Having won the Champions League with Los Blancos in 2002, narrowly beating Bayer Leverkusen 2-1, he knows these finals don't often unfold in the way many predict.

Makelele admits his allegiances lie with Real on Saturday, but has been enthralled by the football Jürgen Klopp's team has played.

"They've made it to the final playing the way they want to play, that they have shown for the last three years," Makelele told CNN. "Coming back to the final again, it will be a different Liverpool [to the team that lost to Real in 2018] I'm sure, 100%.

"But it will also be a different Madrid. Now they play in a different way; possession, transition ... I think it will be very interesting. Liverpool are maybe small favorites but I believe with Madrid, they always play finals, they always know the way to play finals and win.


 

"The team will be [most important] for both, they're not just individuals attacking and defending; both teams are teams, from attackers to midfielders and defenders. Both teams have great balance -- for me it's 50/50, it's tough to pick a winner."

Real players, too, know exactly what lies before them.

Speaking to CNN earlier this week, forward Rodrygo said playing against Liverpool in the final is "the hardest" test this team has faced in the Champions League this season.

"If they are in the Champions League final now it is because they are the most difficult," he said. "We've been through Paris [Saint-Germain], Chelsea and yes, they're great teams, but Liverpool is also there, it's a great team.

"I didn't want to play against Liverpool, but now we have to play them and we know it's going to be difficult."

'Always be ready'

Real had Rodrygo to thank for helping it snatch victory from the jaws of defeat against Manchester City in the semifinal.

With the team trailing 5-3 on aggregate, manager Carlo Ancelotti brought the Brazilian off the bench with just over 20 minutes remaining and he went on to change the game completely.

Two goals, one either side of the 90 minute mark, ensured the game went to extra time, where a Karim Benzema penalty secured Real's passage through to the final in Paris.

Ancelotti perhaps may not have the reputation for being a tactical mastermind that Klopp or Manchester City manager Pep Guardiola do, but Rodrygo says the camaraderie Real's coach has built within the squad is truly unique.

The 21-year-old insists there will be no sulking from the players who are not selected to start on Saturday.


 

"I always try to give my best, starting or coming on later," Rodrygo explains. "I think we have a very good group, everyone is very focused and we know that if we start the match or come on, we have to help the team, we have to help Real Madrid.

"I think the coach is making it a little easier because we have players who are very close friends, we're friends too and this helps a lot. The times that whichever player enters, the opponent is already a little more tired.

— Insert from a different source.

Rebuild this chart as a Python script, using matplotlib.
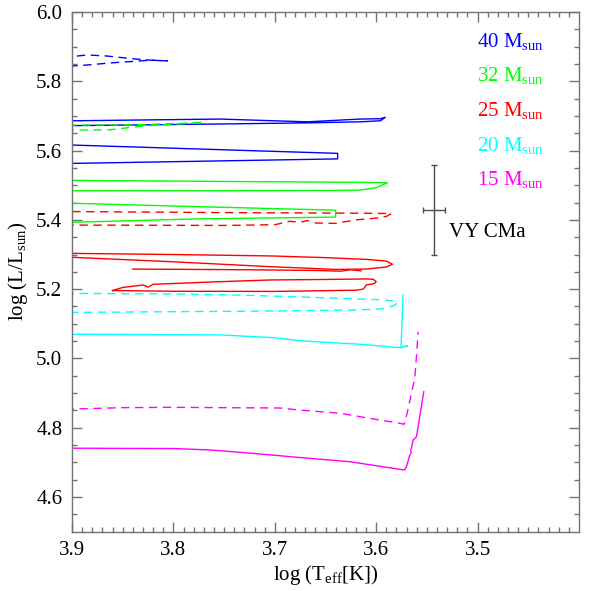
import matplotlib
matplotlib.use('Agg')
import matplotlib.pyplot as plt
import numpy as np

plt.rcParams['font.family'] = 'Liberation Serif'
plt.rcParams['mathtext.fontset'] = 'custom'
plt.rcParams['mathtext.rm'] = 'Liberation Serif'
plt.rcParams['mathtext.it'] = 'Liberation Serif:italic'

# 40 Msun
m40_dash_t = [3.93, 3.901, 3.885, 3.866, 3.853, 3.836, 3.823, 3.806, 3.823, 3.836, 3.853, 3.866, 3.885, 3.901, 3.93]
m40_dash_l = [5.843, 5.844, 5.847, 5.852, 5.855, 5.858, 5.861, 5.859, 5.861, 5.864, 5.869, 5.873, 5.876, 5.871, 5.870]
m40_a_t = [3.92, 3.90, 3.747, 3.668, 3.616, 3.596, 3.591, 3.596, 3.616, 3.668, 3.754, 3.90, 3.92]
m40_a_l = [5.671, 5.672, 5.677, 5.680, 5.683, 5.686, 5.696, 5.692, 5.691, 5.683, 5.691, 5.686, 5.686]
m40_b_t = [3.92, 3.90, 3.638, 3.638, 3.90, 3.92]
m40_b_l = [5.617, 5.616, 5.592, 5.576, 5.563, 5.562]

# 32 Msun
m32_dash_t = [3.92, 3.90, 3.863, 3.83, 3.80, 3.781, 3.771, 3.79, 3.82, 3.85, 3.88, 3.92]
m32_dash_l = [5.659, 5.659, 5.660, 5.671, 5.676, 5.679, 5.682, 5.679, 5.676, 5.674, 5.674, 5.673]
m32_a_t = [3.92, 3.90, 3.75, 3.64, 3.616, 3.60, 3.589, 3.60, 3.70, 3.80, 3.90, 3.92]
m32_a_l = [5.484, 5.484, 5.484, 5.485, 5.486, 5.493, 5.507, 5.508, 5.510, 5.512, 5.514, 5.514]
m32_b_t = [3.92, 3.90, 3.774, 3.64, 3.64, 3.774, 3.90, 3.92]
m32_b_l = [5.393, 5.393, 5.403, 5.408, 5.428, 5.438, 5.448, 5.449]

# 25 Msun
m25_dash_t = [3.92, 3.90, 3.75, 3.70, 3.685, 3.675, 3.668, 3.66, 3.64, 3.62, 3.60, 3.59, 3.585, 3.60, 3.75, 3.90, 3.92]
m25_dash_l = [5.385, 5.385, 5.384, 5.386, 5.396, 5.393, 5.398, 5.391, 5.390, 5.400, 5.405, 5.410, 5.418, 5.419, 5.421, 5.424, 5.424]
m25_a_t = [3.92, 3.80, 3.705, 3.65, 3.61, 3.59, 3.584, 3.59, 3.61, 3.64, 3.705, 3.80, 3.90, 3.92]
m25_a_l = [5.304, 5.300, 5.296, 5.291, 5.286, 5.281, 5.272, 5.264, 5.258, 5.257, 5.265, 5.279, 5.292, 5.295]
m25_b_t = [3.84, 3.75, 3.705, 3.66, 3.635, 3.625, 3.615]
m25_b_l = [5.258, 5.2565, 5.2554, 5.254, 5.252, 5.256, 5.253]
m25_c_t = [3.86, 3.85, 3.83, 3.825, 3.82, 3.76, 3.705, 3.65, 3.61, 3.603, 3.600, 3.602, 3.61, 3.611, 3.613, 3.62, 3.70, 3.80, 3.86]
m25_c_l = [5.196, 5.205, 5.212, 5.206, 5.214, 5.221, 5.2265, 5.228, 5.2295, 5.2286, 5.222, 5.216, 5.212, 5.206, 5.200, 5.197, 5.1935, 5.194, 5.196]

# 20 Msun
m20_dash_t = [3.92, 3.90, 3.80, 3.734, 3.65, 3.593, 3.583, 3.579, 3.583, 3.595, 3.62, 3.70, 3.80, 3.90, 3.92]
m20_dash_l = [5.188, 5.188, 5.186, 5.183, 5.175, 5.169, 5.166, 5.160, 5.152, 5.143, 5.140, 5.137, 5.135, 5.133, 5.133]
m20_t = [3.92, 3.90, 3.754, 3.70, 3.675, 3.616, 3.576, 3.569, 3.5755, 3.5748, 3.5735]
m20_l = [5.070, 5.070, 5.068, 5.060, 5.051, 5.041, 5.031, 5.036, 5.034, 5.090, 5.183]

# 15 Msun
m15_dash_t = [3.92, 3.90, 3.85, 3.80, 3.75, 3.695, 3.675, 3.636, 3.606, 3.577, 3.5725, 3.5695, 3.5652, 3.562, 3.5603, 3.5587]
m15_dash_l = [4.854, 4.854, 4.858, 4.859, 4.858, 4.857, 4.851, 4.842, 4.827, 4.813, 4.810, 4.842, 4.900, 4.943, 5.005, 5.077]
m15_t = [3.92, 3.90, 3.80, 3.764, 3.725, 3.675, 3.626, 3.572, 3.5701, 3.5669, 3.5655, 3.5660, 3.5652, 3.5636, 3.5603, 3.5531]
m15_l = [4.741, 4.741, 4.740, 4.736, 4.727, 4.714, 4.702, 4.678, 4.688, 4.721, 4.728, 4.736, 4.741, 4.765, 4.774, 4.904]

masses = ['40', '32', '25', '20', '15']
colors = ['#0000ff', '#00ff00', '#ff0000', '#00ffff', '#ff00ff']
label_l = [5.9, 5.8, 5.7, 5.6, 5.5]

vy_t, vy_terr = 3.543, 0.0113
vy_l, vy_lerr = 5.429, 0.129

dash = (0, (6, 4))
fig = plt.figure(figsize=(5.91, 5.91), dpi=100)
ax = fig.add_axes([72 / 591, 59.3 / 591, 507 / 591, 519.7 / 591])

tracks = [
    (m40_dash_t, m40_dash_l, colors[0], dash),
    (m40_a_t, m40_a_l, colors[0], '-'),
    (m40_b_t, m40_b_l, colors[0], '-'),
    (m32_dash_t, m32_dash_l, colors[1], dash),
    (m32_a_t, m32_a_l, colors[1], '-'),
    (m32_b_t, m32_b_l, colors[1], '-'),
    (m25_dash_t, m25_dash_l, colors[2], dash),
    (m25_a_t, m25_a_l, colors[2], '-'),
    (m25_b_t, m25_b_l, colors[2], '-'),
    (m25_c_t, m25_c_l, colors[2], '-'),
    (m20_dash_t, m20_dash_l, colors[3], dash),
    (m20_t, m20_l, colors[3], '-'),
    (m15_dash_t, m15_dash_l, colors[4], dash),
    (m15_t, m15_l, colors[4], '-'),
]
for t, l, c, ls in tracks:
    ax.plot(t, l, color=c, linestyle=ls, lw=1.0)

ax.errorbar([vy_t], [vy_l], xerr=[vy_terr], yerr=[vy_lerr], color='0.3',
            lw=1.0, capsize=2.5, capthick=1.0)
ax.text(3.528, 5.35, 'VY CMa', fontsize=15, va='baseline')

for m, c, yl in zip(masses, colors, label_l):
    ax.text(3.501, yl, m + r' M$_{\rm sun}$', color=c, fontsize=15, va='baseline')

ax.set_xlim(3.9, 3.4)
ax.set_ylim(4.5, 6.0)
ax.set_xticks([3.9, 3.8, 3.7, 3.6, 3.5])
ax.set_xticklabels(['3.9', '3.8', '3.7', '3.6', '3.5'])
ax.set_xticks(np.arange(3.41, 3.9, 0.01), minor=True)
ax.set_yticks(np.arange(4.6, 6.01, 0.2))
ax.set_yticklabels(['%.1f' % v for v in np.arange(4.6, 6.01, 0.2)])
ax.set_yticks(np.arange(4.55, 6.0, 0.05), minor=True)
ax.tick_params(which='both', direction='in', top=True, right=True, color='0.45',
               labelsize=15, width=1.0)
ax.tick_params(which='major', length=7.5, pad=7)
ax.tick_params(which='minor', length=3.6)
for s in ax.spines.values():
    s.set_color('0.45')
    s.set_linewidth(1.0)

ax.set_xlabel(r'log (T$_{\rm eff}$[K])', fontsize=15, labelpad=2)
ax.set_ylabel(r'log (L/L$_{\rm sun}$)', fontsize=15, labelpad=4)

fig.savefig('out.png', dpi=100)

"There the substitute has more space and that's where the player who entered later can decide the match -- that's what happened with me in the other knockout rounds. We know how important the whole team is, those that start the match and those that come on later, and we all have to always be ready."

Like Makelele in the past, Rodrygo will be hoping to etch his name into Real history and while the former French international knows the joys of winning a Champions League final, he has also experienced the heartbreak of defeat.

The Frenchman was part of the Chelsea team that lost to Manchester United in 2008 and still vividly recalls the feeling from that night in Moscow.

"When you win, you don't understand [what you have achieved] until the day after," he said. "When you lose, you understand straight away. This is the difference between winning and losing."